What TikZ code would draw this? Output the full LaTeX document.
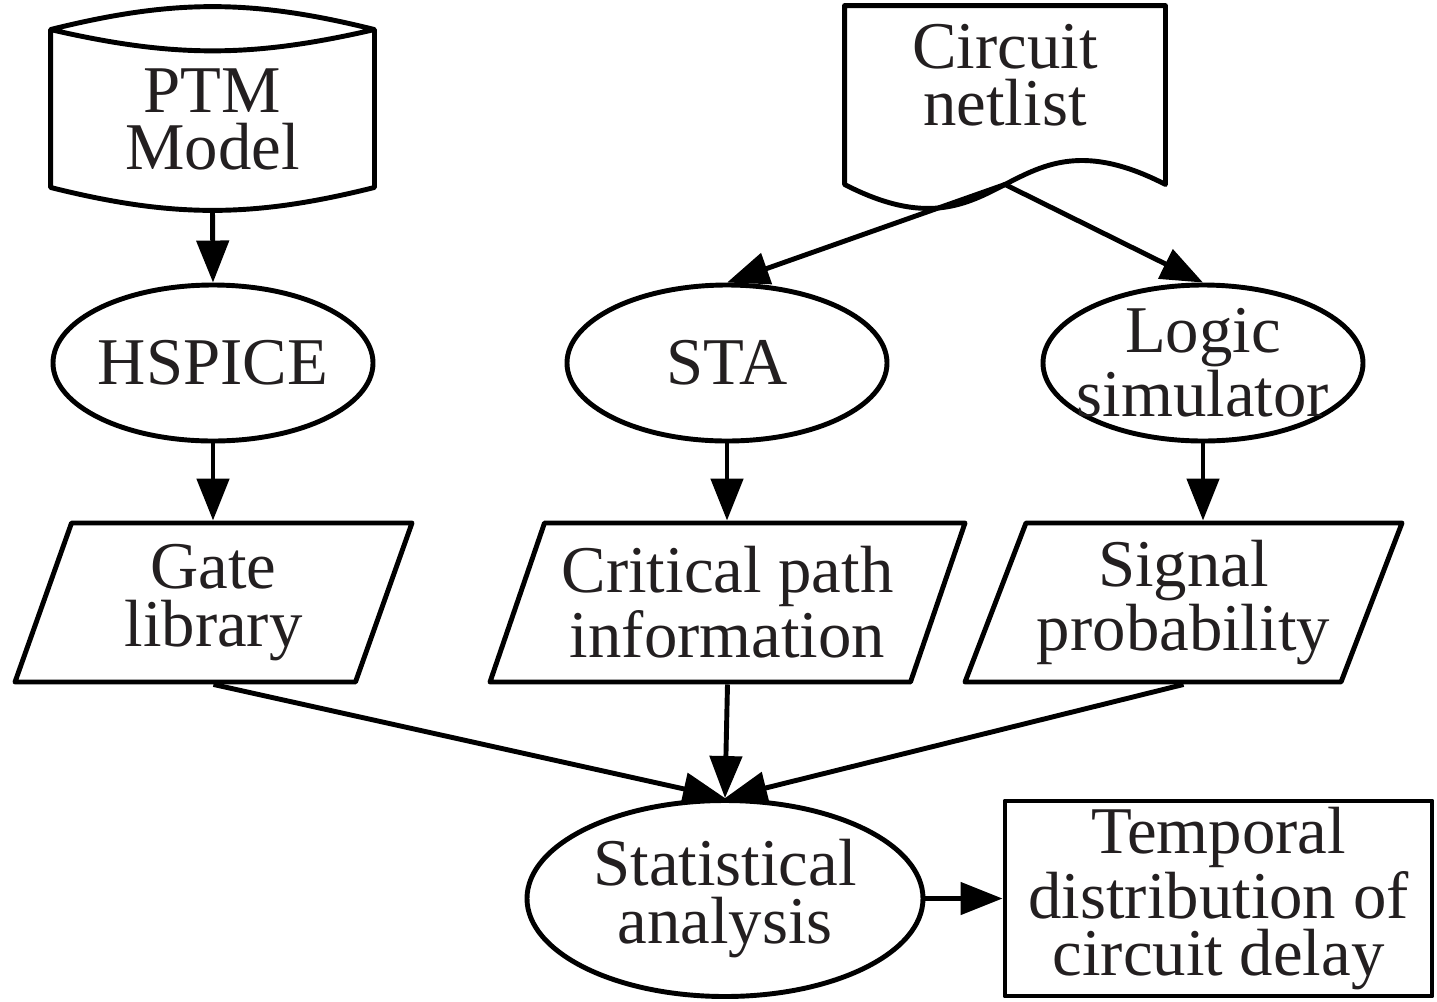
\documentclass[tikz,border=0pt]{standalone}
\usepackage{fontspec}
\setmainfont{Liberation Serif}
\usetikzlibrary{arrows.meta,shapes.geometric}
\definecolor{txtgray}{RGB}{35,31,32}

\begin{document}
\begin{tikzpicture}[line width=1.4pt, line join=round,
  every node/.style={font=\fontsize{19}{16.3}\selectfont, text=txtgray, align=center},
  procnode/.style={draw, ellipse, inner sep=-2mm, minimum width=3.2cm, minimum height=1.56cm},
  datanode/.style={draw, trapezium, trapezium left angle=64, trapezium right angle=116,
    trapezium stretches body, inner xsep=-1mm, inner ysep=0pt, minimum height=1.59cm},
  arr/.style={-{Triangle[length=4.2mm,width=3.2mm]}}]
\useasboundingbox (0,0) rectangle (14.37,-10.01);
% Inputs
\node[minimum width=3.19cm, minimum height=1.75cm, inner sep=0pt] (ptm) at (2.125,-1.195) {PTM\\Model};
\draw (ptm.north west) -- ([yshift=2.2mm]ptm.south west) to[bend right=14] ([yshift=2.2mm]ptm.south east)
  -- (ptm.north east) to[bend right=14] (ptm.north west) to[bend right=13] (ptm.north east);
\node[minimum width=3.16cm, minimum height=1.35cm, inner sep=0pt] (netlist) at (10.05,-0.755) {Circuit\\netlist};
\draw (netlist.north west) -- ([yshift=-3.9mm]netlist.south west)
  .. controls +(1.61,-0.83) and +(-1.61,0.83) .. ([yshift=-3.9mm]netlist.south east)
  -- (netlist.north east) -- cycle;
\coordinate (nlfoot) at ([yshift=-3.9mm]netlist.south);
% Tools
\node[procnode] (hspice) at (2.13,-3.63) {HSPICE};
\node[procnode] (sta) at (7.27,-3.63) {STA};
\node[procnode] (logic) at (12.03,-3.63) {Logic\\simulator};
% Intermediate data
\node[datanode, minimum width=3.97cm] (gate) at (2.135,-6.025) {Gate\\library};
\node[datanode, minimum width=4.75cm] (crit) at (7.275,-6.025) {Critical path\\information};
\node[datanode, minimum width=4.37cm] (sigprob) at (11.835,-6.025) {Signal\\probability};
% Analysis and result
\node[procnode, minimum width=3.96cm, minimum height=1.96cm] (stat) at (7.25,-8.985) {Statistical\\analysis};
\node[draw, minimum width=4.27cm, minimum height=1.95cm, inner sep=0pt] (delay) at (12.185,-8.985)
  {Temporal\\distribution of\\circuit delay};
% Flow
\draw[arr] (ptm.south) -- (hspice.north);
\draw[arr] (nlfoot) -- (sta.north);
\draw[arr] (nlfoot) -- (logic.north);
\draw[arr] (hspice.south) -- (hspice.south |- gate.90);
\draw[arr] (sta.south) -- (sta.south |- crit.90);
\draw[arr] (logic.south) -- (logic.south |- sigprob.90);
\draw[arr] (gate.270) -- (stat.north);
\draw[arr] (crit.270) -- (stat.north);
\draw[arr] (sigprob.270) -- (stat.north);
\draw[arr] (stat.east) -- (delay.west);
\end{tikzpicture}
\end{document}
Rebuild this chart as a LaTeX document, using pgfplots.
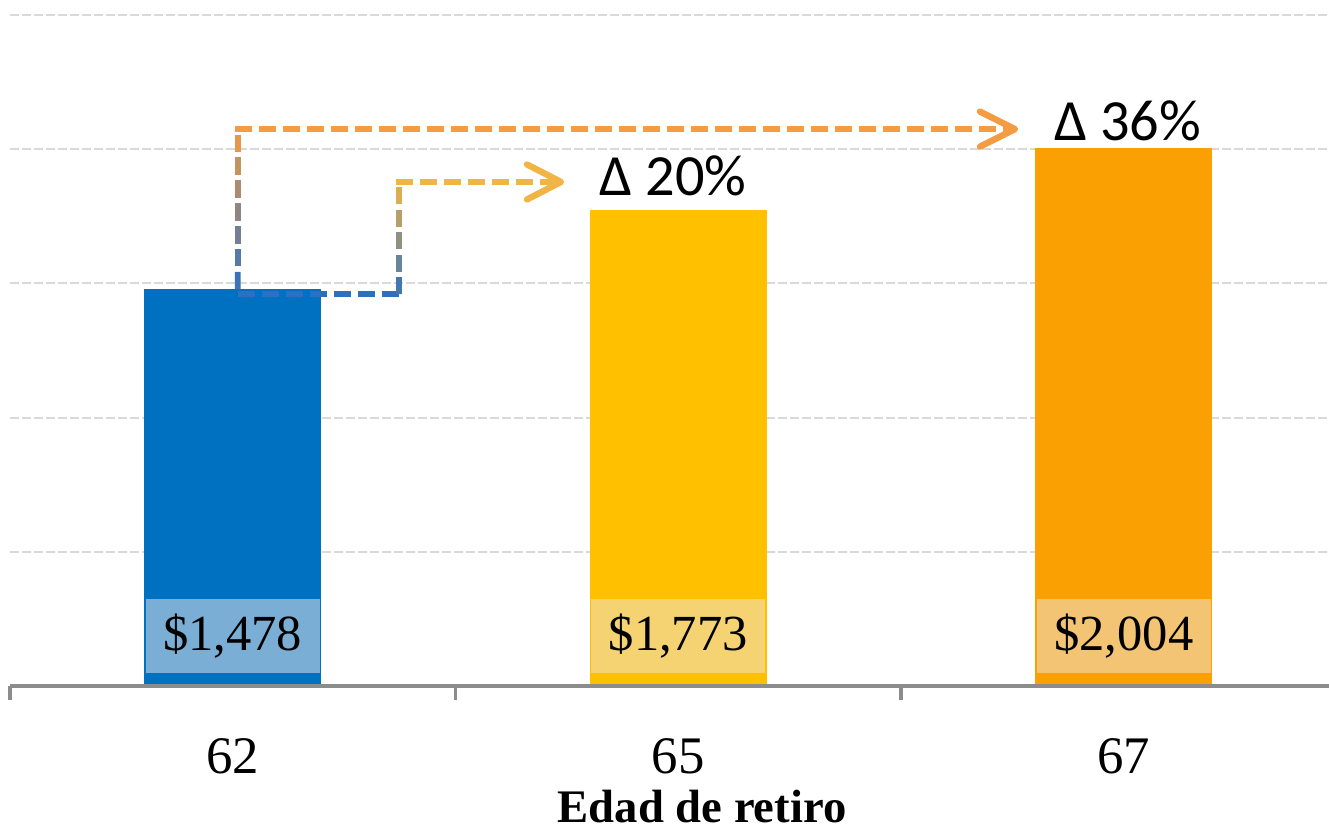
\documentclass[border=0pt]{standalone}
\usepackage{pgfplots}
\pgfplotsset{compat=1.18}
\usepackage{fontspec}
\setmainfont{Liberation Serif}
\newfontfamily\sansf{Carlito}
\usetikzlibrary{calc}
\definecolor{cblue}{HTML}{0070C0}
\definecolor{cyellow}{HTML}{FFC000}
\definecolor{corange}{HTML}{FBA003}
\definecolor{lblue}{HTML}{7AAED4}
\definecolor{lyellow}{HTML}{F5D372}
\definecolor{lorange}{HTML}{F3C473}
\definecolor{gridgray}{HTML}{D9D9D9}
\definecolor{axgray}{HTML}{8C8C8C}
\definecolor{ablue}{HTML}{2E70C0}
\definecolor{aorange}{HTML}{F39C42}
\definecolor{ayellow}{HTML}{F1B545}
\begin{document}
\begin{tikzpicture}
\begin{axis}[
  scale only axis, width=474.84pt, height=246.96pt,
  xmin=-0.5, xmax=2.4607, ymin=0, ymax=2556,
  clip=false,
  axis line style={draw=none},
  xtick={0,1,2}, xticklabels={62,65,67},
  minor xtick={-0.5,0.5,1.5},
  major x tick style={draw=none},
  minor x tick style={draw=axgray, line width=1.1pt},
  minor tick length=5.04pt,
  tick align=outside, xtick pos=bottom,
  ytick={500,1000,1500,2000,2500}, yticklabels={},
  ytick style={draw=none},
  ymajorgrids,
  grid style={draw=gridgray, line width=0.7pt, dash pattern=on 3.24pt off 1.08pt},
  xticklabel style={font=\fontsize{19}{19}\selectfont, yshift=-11pt},
  bar width=0.398,
]
\addplot[ybar, bar shift=0pt, fill=cblue, draw=none] coordinates {(0,1478)};
\addplot[ybar, bar shift=0pt, fill=cyellow, draw=none] coordinates {(1,1773)};
\addplot[ybar, bar shift=0pt, fill=corange, draw=none] coordinates {(2,2004)};
\draw[axgray, line width=1.1pt] (axis cs:-0.5,0) -- (axis cs:2.4607,0);
\node[fill=lblue, minimum width=62.64pt, minimum height=26.64pt, inner sep=0pt, font=\fontsize{18.2}{18.2}\selectfont] at (axis cs:0,186) {\$1,478};
\node[fill=lyellow, minimum width=62.64pt, minimum height=26.64pt, inner sep=0pt, font=\fontsize{18.2}{18.2}\selectfont] at (axis cs:1,186) {\$1,773};
\node[fill=lorange, minimum width=62.64pt, minimum height=26.64pt, inner sep=0pt, font=\fontsize{18.2}{18.2}\selectfont] at (axis cs:2,186) {\$2,004};
\node[anchor=base, inner sep=0pt, font=\sansf\fontsize{21}{21}\selectfont] at (axis cs:0.988,1829) {Δ 20\%};
\node[anchor=base, inner sep=0pt, font=\sansf\fontsize{21}{21}\selectfont] at (axis cs:2.0084,2033) {Δ 36\%};
\node[anchor=base, inner sep=0pt, font=\bfseries\fontsize{16.8}{16.8}\selectfont] at (axis cs:1.0533,-510) {Edad de retiro};
\coordinate (A0) at (axis cs:0.0111,1478);
\coordinate (A1) at (axis cs:0.0111,2075);
\coordinate (AT) at (axis cs:1.7559,2075);
\coordinate (B0) at (axis cs:0.0111,1460);
\coordinate (B1) at (axis cs:0.3732,1460);
\coordinate (B2) at (axis cs:0.3732,1878);
\coordinate (BT) at (axis cs:0.7368,1878);
\coordinate (TL) at (axis cs:-0.52245,2556);
\coordinate (BR) at (axis cs:2.4607,-540.2);
\end{axis}
% path A
\foreach \i in {0,...,6}{
  \pgfmathsetmacro\ta{\i/7}
  \pgfmathsetmacro\tb{(\i+0.76)/7}
  \pgfmathtruncatemacro\p{100*(\i+0.5)/7}
  \draw[line width=2.1pt, color=aorange!\p!ablue] ($(A0)!\ta!(A1)$) -- ($(A0)!\tb!(A1)$);
}
\draw[line width=2.1pt, aorange, dash pattern=on 6.12pt off 2.52pt] ([xshift=-1.05pt]A1) -- ([xshift=-3pt]AT);
\draw[line width=2.3pt, aorange, line cap=round, line join=round] ([shift={(-12.6pt,6.3pt)}]AT) -- (AT) -- ([shift={(-12.6pt,-6.3pt)}]AT);
% path B
\draw[line width=2.1pt, ablue, dash pattern=on 6.12pt off 2.52pt] (B0) -- ([xshift=1.05pt]B1);
\foreach \i in {0,...,4}{
  \pgfmathsetmacro\ta{\i/5}
  \pgfmathsetmacro\tb{(\i+0.76)/5}
  \pgfmathtruncatemacro\p{100*(\i+0.5)/5}
  \draw[line width=2.1pt, color=ayellow!\p!ablue] ($(B1)!\ta!(B2)$) -- ($(B1)!\tb!(B2)$);
}
\draw[line width=2.1pt, ayellow, dash pattern=on 6.12pt off 2.52pt] ([xshift=-1.05pt]B2) -- ([xshift=-3pt]BT);
\draw[line width=2.3pt, ayellow, line cap=round, line join=round] ([shift={(-12.24pt,6.3pt)}]BT) -- (BT) -- ([shift={(-12.24pt,-6.3pt)}]BT);
\pgfresetboundingbox
\useasboundingbox (TL) rectangle (BR);
\end{tikzpicture}
\end{document}
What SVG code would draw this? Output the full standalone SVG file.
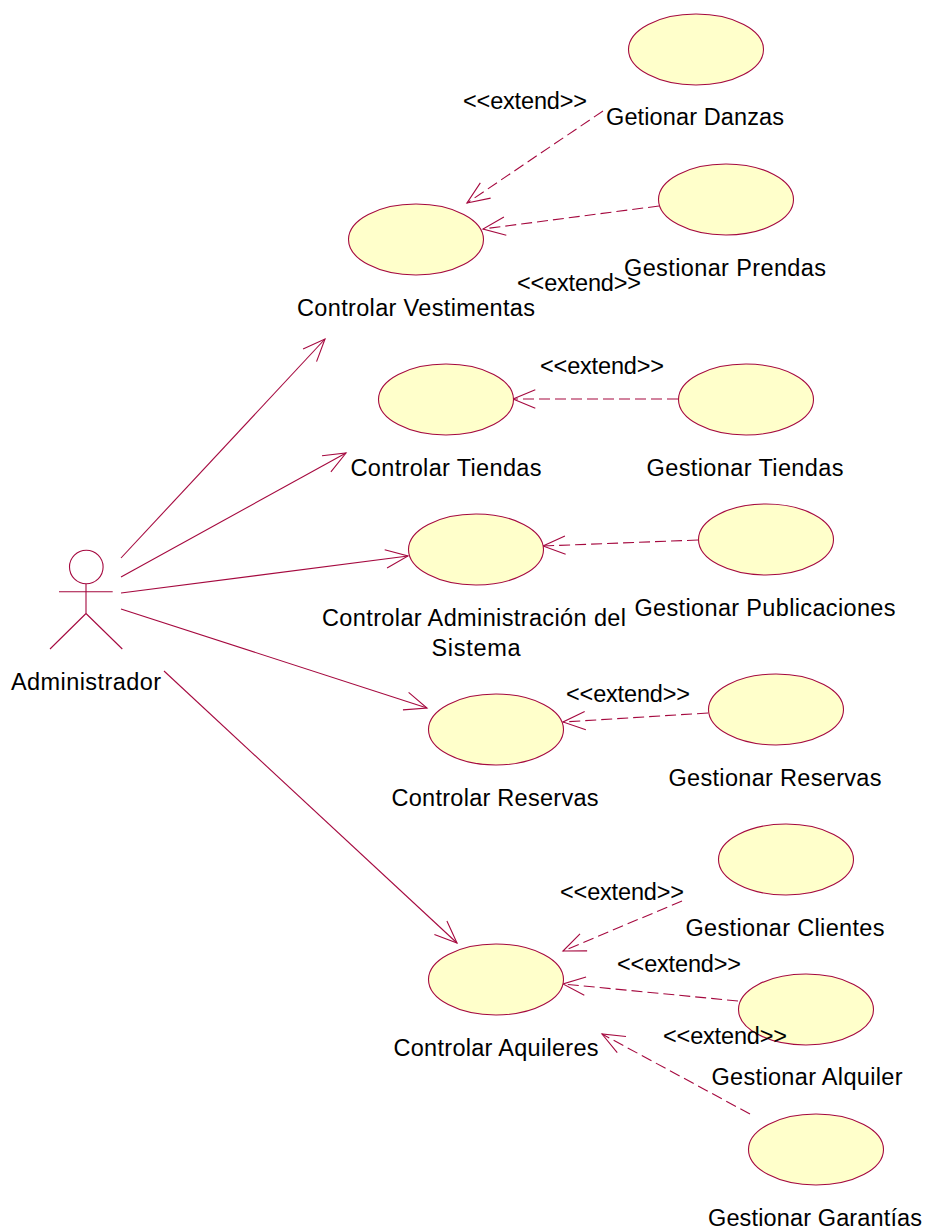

### AIM OF THE TASK
From the listing above, pick out every line containing "this".

### EXERCISE OUTPUT
What TikZ code would draw this? Output the full LaTeX document.
Rebuild this chart as a LaTeX document, using pgfplots.
What SVG code would draw this? Output the full standalone SVG file.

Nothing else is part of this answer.